Memories of Captain Bob Bartlett

The following remininscences of Captain Bob Bartlett came from a family website:

"Uncle Harry had been north with Peary on the Falcon. In 1894 he brought to Philadelphia Commander Peary, Mrs. Peary, and little Marie Ahnighito. Uncle Harry started back home with a cargo of anthracite coal. The vessel was carrying a very heavy load and many think the coal shifted, and the Falcon sank taking all her crew with her. The mystery of this tragedy was never solved. Uncle Harry was lost with the rest of them, and so far as I know, though so many Bartletts followed the sea, he was the only one to meet death by drowning.
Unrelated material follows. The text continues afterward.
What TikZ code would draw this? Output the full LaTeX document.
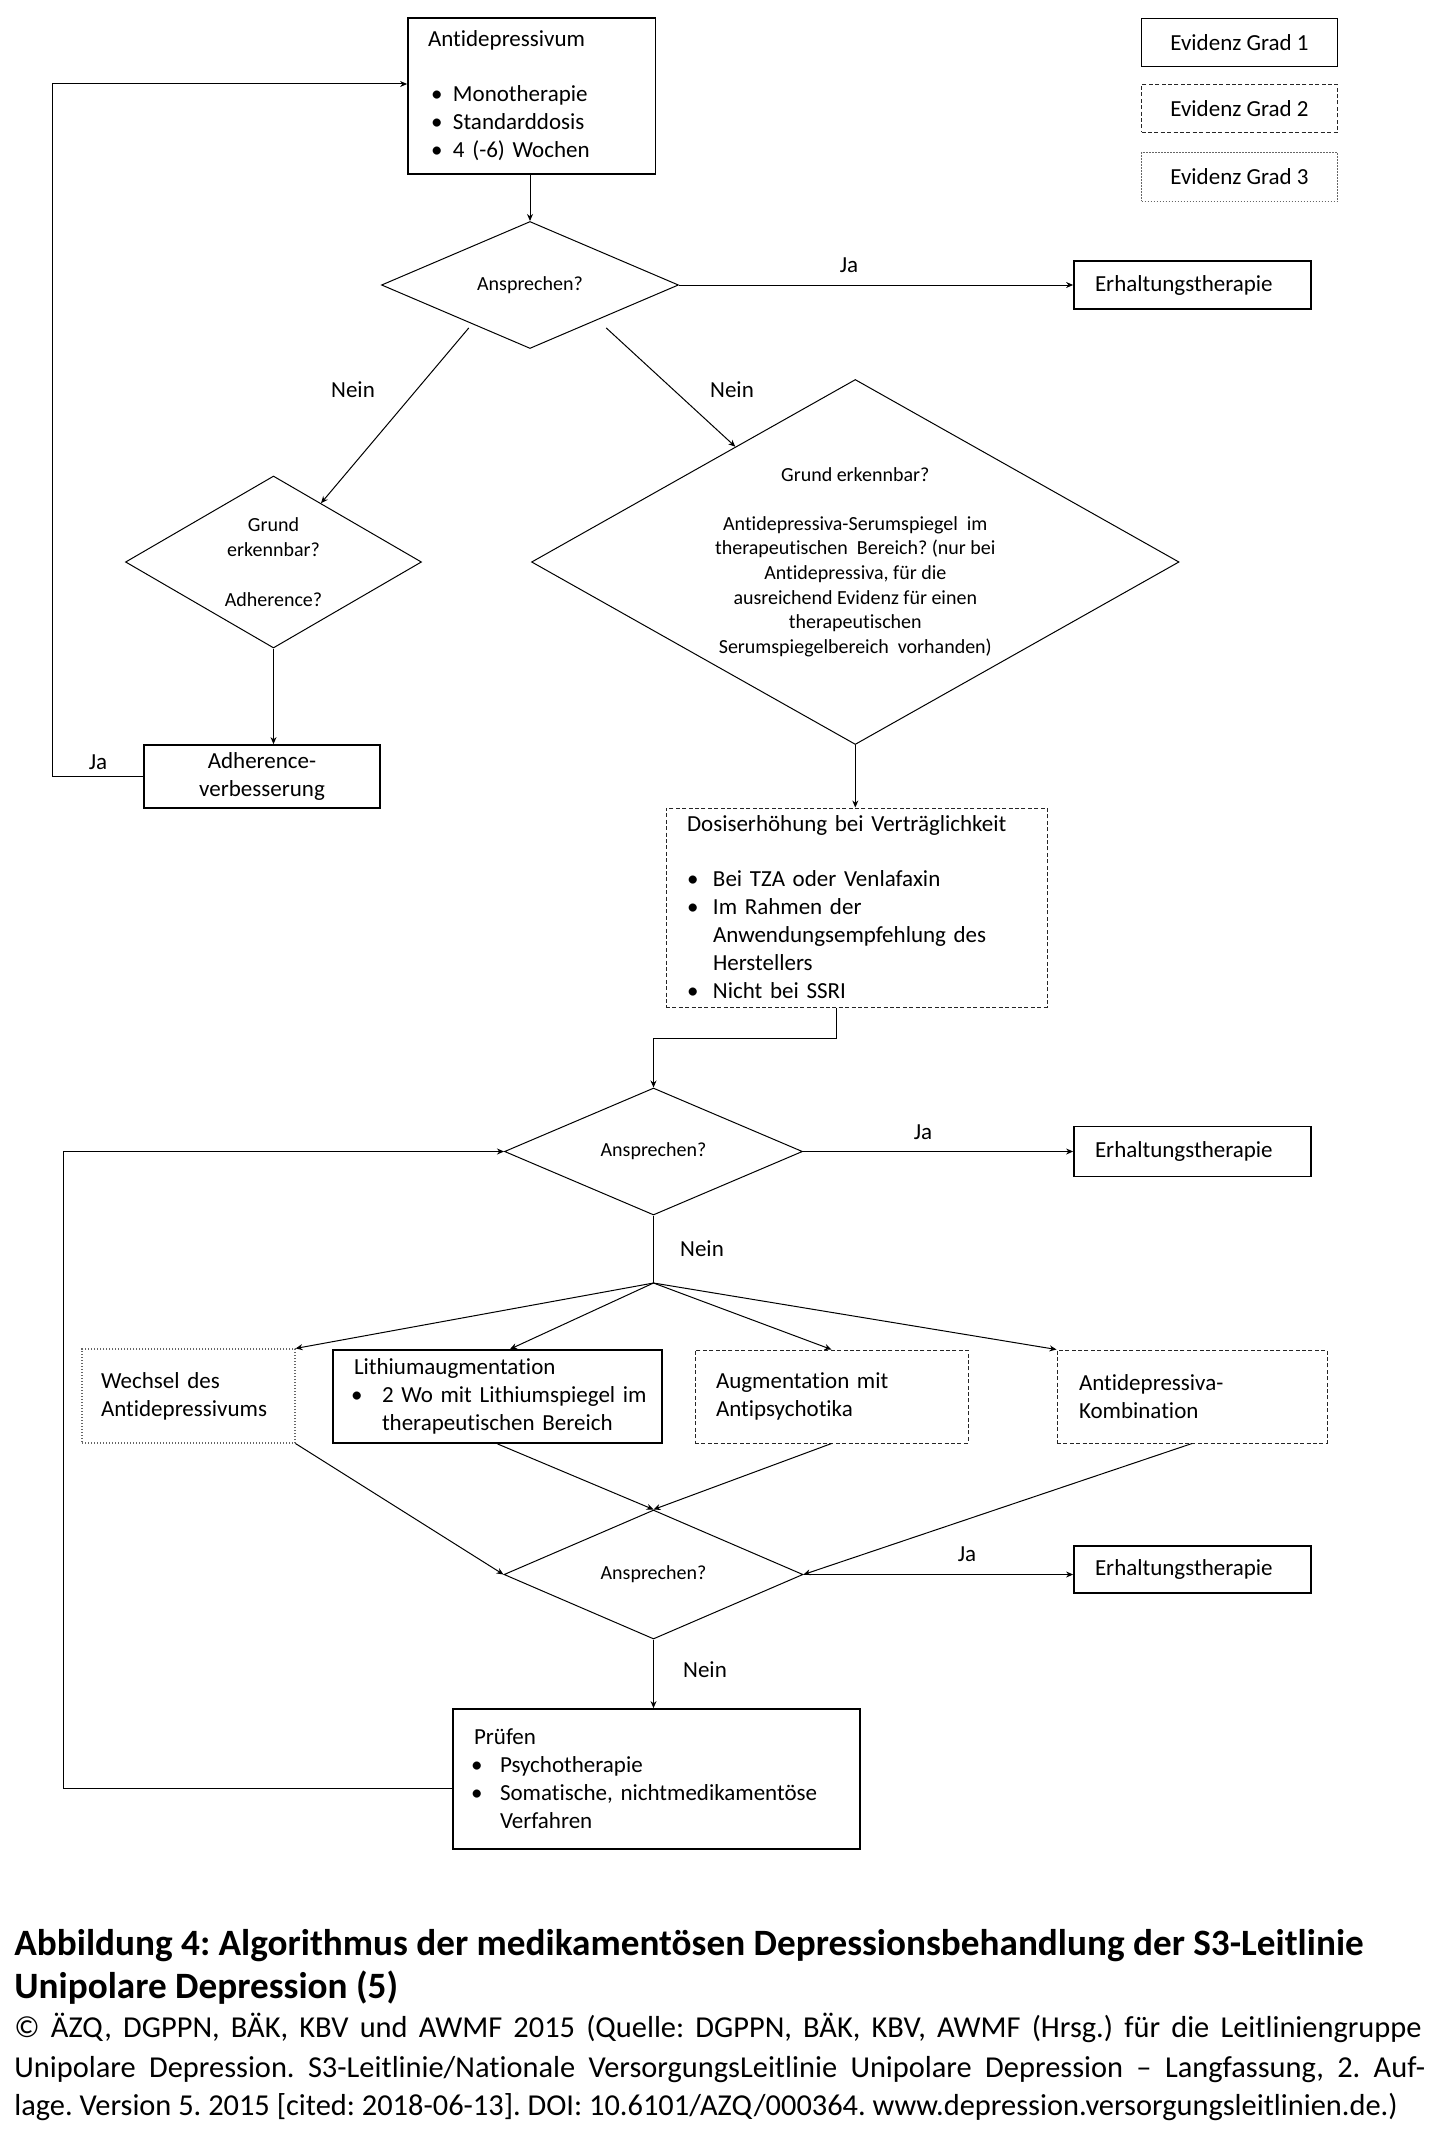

Bob’s mother, a Wesleyan Methodist, dreamed that he would become a minister. At fifteen, he was sent to St. John’s, the capital of Newfoundland, where he enrolled at the Methodist College. After two years he left and went back to sealing off the Labrador coast with his father. From that time on, Bob Bartlett had a life on the sea. He would captain many vessels in his lifetime.


Captain Bob is most remembered for his work with Commodore Peary in Arctic exploration. Bartlett served as captain on the Roosevelt, Boethic, Karluk, and first served as Captain of the Effie M. Morrissey in 1925. Several of the expeditions that Bartlett took part in was in the service of the United States military. Bartlett voyaged with scientists, photographers, and students to Greenland, Ellsmere Island, Baffin Island, the Siberian Arctic, and other northern localities during his storied career of exploration."